Red is so enthusiastic about everything that it’s easy to root for him and his Pokémon. I love Red’s Pokémon; they all have personalities that differentiate them. Red’s Pikachu is a mischievous runt, and I love him for it. As a fan of Poliwhirl and Snorlax, it was great to see them not just in Red’s main group, but as real MVPs in Pokémon battles. Red’s rival, Blue, is also likable because he’s not a jerk like Gary Oak. Red and Blue clash not because one’s a hero and the other's a jerk, but because they have different personalities and approach to training Pokémon. Neither is presented as better than the other, and that’s ambiguity I would like to see in more children’s media. Also, side-character Green reminds me of Nami of One Piece in all the best ways. But where this series really shines is the fights.
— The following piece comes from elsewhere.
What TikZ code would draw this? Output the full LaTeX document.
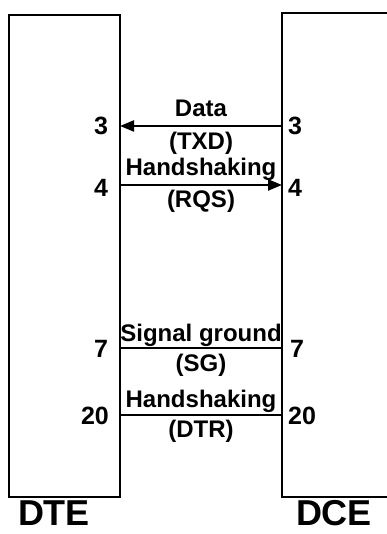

The most distinct feature is the Pokémon battles. In the video games, you pick the Pokémon your enemy is weak to and steamroll them in maybe two turns if not less. In Pokémon Adventures, type weakness is a factor, but trainers also have to think about the terrain, spatial awareness, the psychology of the enemy trainer, and other tactical factors. Red is often the underdog in battles, making them much more intense and his victories more impactful. Not to mention Pokémon can actually die in battle. That’s right, we get to see Pokémon guts spill out in a manga made for children. While the anime will always have more visceral fight scenes, they aren’t nearly as smart, dynamic, or, quite frankly, compelling as the ones in Pokémon Adventures.
This is an easy must-buy for Pokémon fans, but what about the curious? I’d still recommend it because it does a good job showing what people “really” like about Pokémon, fills in the weaknesses, and elevates the source material. Now go collect all the volumes!
Pokemon Adventures Collector's Edition manga volume 1 collects volumes 1-3 in an omnibus format and features story by Hidenori Kusaka and art by Mato.
Red doesn’t just want to train Pokémon, he wants to be their friend too. That makes things even more complicated than usual as he travels through dangerous zones battling gym leaders for badges and discovering secret Pokémon along the way. Now he’s got to team up with his rival Blue and the thief Green to fight a common enemy. Can he stay focused enough to rise to the challenge?